Hezel Associates is a research and evaluation firm with a long history of studying education innovations. As CEO, my colleagues and I work with developers of programs and innovations intended to realize lasting outcomes for STEM education stakeholders. Our NSF-funded work has included evaluations of two ATE grants, along with ten projects across eight other programs over the past five years.
Those projects vary substantially but one constant is what I call “The NSF Conundrum”: Too-common, problematic inconsistencies in distinctions between RESEARCH to “advance knowledge” in STEM education (the Intellectual Merit review criterion) and EVALUATION of Foundation-funded activities. In Hezel Associates’ internal lexicon, PIs should collect and analyze data for “research” aims defined for the project. The evaluator, typically external, is responsible for a “program evaluation” examining the PI’s work—including research. Both require data collection and analysis, but for different uses.

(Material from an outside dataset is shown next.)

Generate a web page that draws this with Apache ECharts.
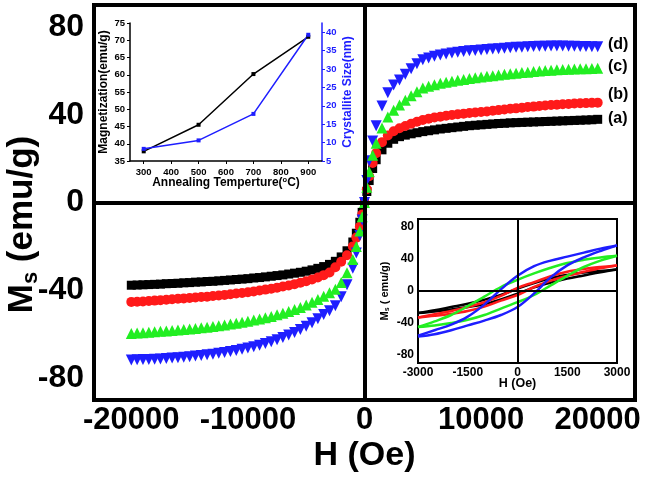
<!DOCTYPE html>
<html><head><meta charset="utf-8">
<script src="https://cdn.jsdelivr.net/npm/echarts@6/dist/echarts.min.js"></script>
<style>html,body{margin:0;padding:0;background:#fff}#c{width:651px;height:478px}</style>
</head><body><div id="c"></div>
<script>
// ---- main M-H curves ----
const H_MAIN = [-20000,-19500,-19000,-18500,-18000,-17500,-17000,-16500,-16000,-15500,-15000,-14500,-14000,-13500,-13000,-12500,-12000,-11500,-11000,-10500,-10000,-9500,-9000,-8500,-8000,-7500,-7000,-6500,-6000,-5500,-5000,-4500,-4000,-3500,-3000,-2500,-2000,-1500,-1000,-700,-400,-200,0,200,400,700,1000,1500,2000,2500,3000,3500,4000,4500,5000,5500,6000,6500,7000,7500,8000,8500,9000,9500,10000,10500,11000,11500,12000,12500,13000,13500,14000,14500,15000,15500,16000,16500,17000,17500,18000,18500,19000,19500,20000];
const MS_A = [-37.7,-37.6,-37.5,-37.4,-37.3,-37.2,-37.0,-36.9,-36.8,-36.6,-36.5,-36.3,-36.2,-36.0,-35.9,-35.7,-35.5,-35.3,-35.1,-34.9,-34.7,-34.4,-34.2,-33.9,-33.6,-33.3,-33.0,-32.6,-32.2,-31.8,-31.3,-30.7,-30.0,-29.2,-28.2,-26.8,-24.8,-22,-18,-14,-9,-4.5,0,5,10,15.5,19.5,24,27,28.8,30.0,30.7,31.3,31.8,32.3,32.7,33.1,33.5,33.8,34.1,34.4,34.7,35.0,35.2,35.4,35.6,35.8,36.0,36.1,36.3,36.4,36.5,36.6,36.7,36.8,36.9,37.0,37.1,37.2,37.3,37.4,37.5,37.6,37.7,37.9];
const MS_B = [-45.3,-45.2,-45.1,-44.9,-44.7,-44.5,-44.3,-44.1,-43.9,-43.7,-43.5,-43.3,-43.1,-42.9,-42.6,-42.4,-42.1,-41.8,-41.5,-41.2,-40.9,-40.5,-40.1,-39.7,-39.3,-38.8,-38.3,-37.8,-37.2,-36.6,-35.9,-35.1,-34.2,-33.1,-31.9,-29.5,-27,-24,-20,-16,-11,-5.5,0,6,12,18,22.5,27.5,30.5,32.5,33.8,34.9,35.9,36.8,37.6,38.2,38.7,39.1,39.5,39.9,40.2,40.5,40.8,41.0,41.2,41.5,41.8,42.1,42.4,42.7,42.9,43.2,43.5,43.7,44.0,44.2,44.4,44.6,44.8,44.9,45.1,45.2,45.3,45.4,45.5];
const MS_C = [-59.7,-59.5,-59.3,-59.1,-58.9,-58.7,-58.5,-58.3,-58.1,-57.9,-57.7,-57.4,-57.1,-56.8,-56.5,-56.2,-55.8,-55.4,-55.0,-54.6,-54.1,-53.6,-53.1,-52.5,-51.9,-51.2,-50.5,-49.7,-48.8,-47.8,-46.7,-45.5,-44.2,-42.7,-41.1,-39.5,-36.5,-32,-26,-20,-13,-6.5,0,7,14,21.5,27,34,39,42,44.4,46.6,48.6,50.5,52.2,53.0,53.7,54.3,54.8,55.3,55.7,56.1,56.5,56.9,57.2,57.5,57.8,58.1,58.4,58.7,58.9,59.2,59.4,59.7,59.9,60.1,60.3,60.5,60.6,60.7,60.8,60.9,61.0,61.1,61.2];
const MS_D = [-71.8,-71.7,-71.6,-71.5,-71.4,-71.3,-71.1,-70.9,-70.7,-70.5,-70.3,-70.0,-69.7,-69.4,-69.1,-68.7,-68.3,-67.9,-67.4,-66.9,-66.3,-65.7,-65.0,-64.2,-63.4,-62.5,-61.5,-60.4,-59.2,-57.9,-56.4,-54.8,-53.0,-51.0,-49.3,-47,-43,-37.5,-30,-23,-15,-8,0,10,19,28,35,44,50,53.5,55.8,58.5,61.0,63.2,65.0,65.9,66.6,67.2,67.7,68.1,68.5,68.8,69.1,69.3,69.5,69.7,69.9,70.1,70.3,70.5,70.7,70.8,71.0,71.1,71.2,71.2,71.3,71.3,71.3,71.2,71.2,71.1,71.1,71.0,71.0];
const CURVE_LABELS = ['(a)','(b)','(c)','(d)'];

// ---- top-left inset ----
const TEMP = [300,500,700,900];
const MAG = [37.8,45.5,60.2,71.0];
const CRYST = [8.3,10.6,17.8,39.3];

// ---- bottom-right inset: hysteresis loops ----
const H_UP = [3000,2500,2000,1500,1000,500,0,-500,-1000,-1500,-2000,-2500,-3000];
const H_DN = [-3000,-2500,-2000,-1500,-1000,-500,0,500,1000,1500,2000,2500,3000];
const LOOP_A_UP = [27,25,23,20,16,10,3,-5,-11,-16,-20,-24,-27.5];
const LOOP_A_DN = [-27.5,-25.5,-23,-20,-16.5,-10.5,-3.5,4.5,10.5,15.5,19.5,23.5,27];
const LOOP_B_UP = [32,30,27.5,24,18.5,11,4,-6,-14,-20,-25,-29,-33];
const LOOP_B_DN = [-33,-31,-28.5,-25,-19.5,-12,-5,5,13,19,24,28.5,32];
const LOOP_C_UP = [44,42,39,35,29,22,14,5,-7,-19,-30,-38,-45];
const LOOP_C_DN = [-45,-43,-40,-36,-30,-22,-14,-5,7,19,30,38,44];
const LOOP_D_UP = [57,53,48,43,38,31,19,2,-17,-32,-42,-49,-56];
const LOOP_D_DN = [-57,-54,-49,-43,-37,-30,-20,-3,17,32,42,50,57];

const FONT = '"Liberation Sans", Arial, sans-serif';
const C_A = '#000000', C_B = '#ff1a1a', C_C = '#22ee22', C_D = '#1e1eff';
const pairs = (xs, ys) => xs.map((x, i) => [x, ys[i]]);

const chart = echarts.init(document.getElementById('c'));

function zeroLines(xi, yi, w) {
  return {
    type: 'line', xAxisIndex: xi, yAxisIndex: yi, data: [], z: 1,
    markLine: {
      silent: true, symbol: ['none', 'none'], animation: false,
      label: { show: false },
      lineStyle: { color: '#000', width: w, type: 'solid' },
      data: [{ xAxis: 0 }, { yAxis: 0 }]
    }
  };
}
function scat(ys, sym, size, color, rot) {
  return {
    type: 'scatter', xAxisIndex: 0, yAxisIndex: 0, data: pairs(H_MAIN, ys),
    symbol: sym, symbolSize: size, symbolRotate: rot || 0, z: 3,
    itemStyle: { color: color, opacity: 1 }
  };
}
function loop(hs, ys, color) {
  return {
    type: 'line', xAxisIndex: 2, yAxisIndex: 3, data: pairs(hs, ys), smooth: 0.35,
    showSymbol: false, lineStyle: { color: color, width: 2.5 }, z: 3
  };
}

const boldTxt = (size, color) => ({ fontFamily: FONT, fontWeight: 'bold', fontSize: size, color: color || '#000' });

chart.setOption({
  animation: false,
  backgroundColor: '#fff',
  grid: [
    { left: 94, right: 16, top: 5, bottom: 78, show: true, borderColor: '#000', borderWidth: 4, backgroundColor: '#fff', containLabel: false, outerBoundsMode: 'none' },
    { left: 130, right: 329, top: 23, bottom: 317, show: false, containLabel: false, outerBoundsMode: 'none' },
    { left: 418, right: 34, top: 219, bottom: 115, show: true, borderColor: '#000', borderWidth: 2, backgroundColor: '#fff', containLabel: false, outerBoundsMode: 'none' }
  ],
  xAxis: [
    { gridIndex: 0, type: 'value', min: -23200, max: 23200, interval: 400,
      axisLine: { show: false }, axisTick: { show: false }, splitLine: { show: false },
      axisLabel: Object.assign(boldTxt(31), { margin: 5, formatter: v => (v % 10000 === 0 ? String(v) : '') }),
      name: 'H (Oe)', nameLocation: 'middle', nameGap: 39, nameMoveOverlap: false, nameTextStyle: boldTxt(34) },
    { gridIndex: 1, type: 'value', min: 250, max: 950, splitNumber: 7,
      axisLine: { show: true, lineStyle: { color: '#000', width: 1.5 } },
      axisTick: { show: true, length: 3, lineStyle: { color: '#000', width: 1 } },
      splitLine: { show: false },
      axisLabel: Object.assign(boldTxt(9.5), { margin: 6, showMinLabel: false, showMaxLabel: false }),
      name: '{a|Annealing Temperture(}{o|o}{a|C)}', nameLocation: 'middle', nameGap: 15, nameMoveOverlap: false,
      nameTextStyle: { rich: { a: boldTxt(12), o: Object.assign(boldTxt(7.5), { verticalAlign: 'top', padding: [0, 0, 6, 0] }) } } },
    { gridIndex: 2, type: 'value', min: -3000, max: 3000, interval: 1500,
      axisLine: { show: false }, axisTick: { show: false }, splitLine: { show: false },
      axisLabel: Object.assign(boldTxt(12), { margin: 4, formatter: v => String(v) }),
      name: 'H (Oe)', nameLocation: 'middle', nameGap: 14, nameMoveOverlap: false, nameTextStyle: boldTxt(12.5) }
  ],
  yAxis: [
    { gridIndex: 0, type: 'value', min: -90, max: 90, interval: 10,
      axisLine: { show: false }, axisTick: { show: false }, splitLine: { show: false },
      axisLabel: Object.assign(boldTxt(32), { margin: 10, formatter: v => (v % 40 === 0 ? String(v) : '') }),
      name: '{m|M}{s|s}{m| (emu/g)}', nameLocation: 'middle', nameGap: 52, nameMoveOverlap: false,
      nameTextStyle: { padding: [0, 44, 0, 0], rich: { m: boldTxt(35), s: Object.assign(boldTxt(22), { verticalAlign: 'bottom', padding: [18, 0, 0, 0] }) } } },
    { gridIndex: 1, type: 'value', min: 35, max: 75, interval: 5,
      axisLine: { show: true, lineStyle: { color: '#000', width: 1.5 } },
      axisTick: { show: true, length: 3, lineStyle: { color: '#000', width: 1 } },
      splitLine: { show: false },
      axisLabel: Object.assign(boldTxt(9.5), { margin: 5 }),
      name: 'Magnetization(emu/g)', nameLocation: 'middle', nameGap: 20, nameMoveOverlap: false, nameTextStyle: boldTxt(12) },
    { gridIndex: 1, type: 'value', position: 'right', min: 5, max: 42.5, interval: 5,
      axisLine: { show: true, lineStyle: { color: C_D, width: 1.5 } },
      axisTick: { show: true, length: 3, lineStyle: { color: C_D, width: 1 } },
      splitLine: { show: false },
      axisLabel: Object.assign(boldTxt(9.5, C_D), { margin: 4, showMaxLabel: false }),
      name: 'Crystallite Size(nm)', nameLocation: 'middle', nameGap: 20, nameMoveOverlap: false, nameTextStyle: boldTxt(12, C_D) },
    { gridIndex: 2, type: 'value', min: -90, max: 90, interval: 10,
      axisLine: { show: false }, axisTick: { show: false }, splitLine: { show: false },
      axisLabel: Object.assign(boldTxt(12), { margin: 4, formatter: v => (v % 40 === 0 ? String(v) : '') }),
      name: '{m|M}{s|s}{m| ( emu/g)}', nameLocation: 'middle', nameGap: 27, nameMoveOverlap: false,
      nameTextStyle: { rich: { m: boldTxt(11), s: Object.assign(boldTxt(7), { verticalAlign: 'bottom', padding: [5, 0, 0, 0] }) } } }
  ],
  series: [
    zeroLines(0, 0, 4),
    scat(MS_A, 'rect', 9, C_A),
    scat(MS_B, 'circle', 10, C_B),
    scat(MS_D, 'triangle', 11, C_D, 180),
    scat(MS_C, 'triangle', 11, C_C),
    { type: 'line', xAxisIndex: 1, yAxisIndex: 1, data: pairs(TEMP, MAG), symbol: 'rect', symbolSize: 4,
      lineStyle: { color: '#000', width: 1.5 }, itemStyle: { color: '#000' } },
    { type: 'line', xAxisIndex: 1, yAxisIndex: 2, data: pairs(TEMP, CRYST), symbol: 'rect', symbolSize: 4,
      lineStyle: { color: C_D, width: 1.5 }, itemStyle: { color: C_D } },
    zeroLines(2, 3, 2),
    loop(H_UP, LOOP_A_UP, C_A), loop(H_DN, LOOP_A_DN, C_A),
    loop(H_UP, LOOP_B_UP, C_B), loop(H_DN, LOOP_B_DN, C_B),
    loop(H_UP, LOOP_C_UP, C_C), loop(H_DN, LOOP_C_DN, C_C),
    loop(H_UP, LOOP_D_UP, C_D), loop(H_DN, LOOP_D_DN, C_D)
  ],
  graphic: [
    { type: 'text', left: 608, top: 37, style: { text: CURVE_LABELS[3], font: 'bold 16px ' + FONT, fill: '#000' } },
    { type: 'text', left: 608, top: 59, style: { text: CURVE_LABELS[2], font: 'bold 16px ' + FONT, fill: '#000' } },
    { type: 'text', left: 608, top: 87, style: { text: CURVE_LABELS[1], font: 'bold 16px ' + FONT, fill: '#000' } },
    { type: 'text', left: 608, top: 111, style: { text: CURVE_LABELS[0], font: 'bold 16px ' + FONT, fill: '#000' } }
  ]
});
</script></body></html>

I make this distinction not suggesting that it is universal, but instead to illuminate instances where individuals—PIs, program officers, evaluators, and review panelists—make important decisions based on different assumptions and principles. A particularly egregious example occurred for a Hezel Associates client proposing an ITEST Strategies project in early 2014. One panelist, supporting a “POOR” rating, wrote…
“The authors provide a general description of evaluation questions, data needs, instruments, but with no statistical analysis for the data once collected. The authors are advised to develop a comprehensive evaluation plan that would provide credible results from the comparison of the two programs…”
…apparently missing that such a plan was detailed as half of the “research and development” (R&D) effort proposed earlier in the document—including random assignment, validated instruments, and inferential statistics examining group differences (ANOVA) with tests of assumptions and post hoc corrections. The “research” compared the two program offerings, while the “evaluation” assessed the rigor and implementation of the collaborative R&D activities. This panelist’s personal definition of terms predisposed him to focus in the wrong place for crucial proposal content.
Help is here, however, in the form of The Common Guidelines for Education Research and Development (http://www.nsf.gov/pubs/2013/nsf13126/nsf13126.pdf). Released in 2013 by NSF and the U.S. Department of Education, this report aims to “enhance the efficiency and effectiveness of both agencies’ STEM education research and development programs.” The Guidelines enumerate six “types” of research, differentiating purposes and defining standards of rigor for studies ranging from foundational research to effectiveness tests of innovations implemented “at scale.” The 2014 ATE program solicitation specifically invokes the Guidelines for the Targeted Research on Technician Education track, although all activities described as appropriate for projects in any of the ATE program tracks could arguably be situated in that framework. And the new Guidelines have the potential to largely resolve the conundrum.
So consider this a plea for NSF staff, PIs, evaluators, and other stakeholders to adopt the R&D orientation and framework defined by the Guidelines and to agree to key definitions. The resulting conception of research as a development function and the opportunity to clarify the evaluator’s role, should help us all better support the Foundation’s goals.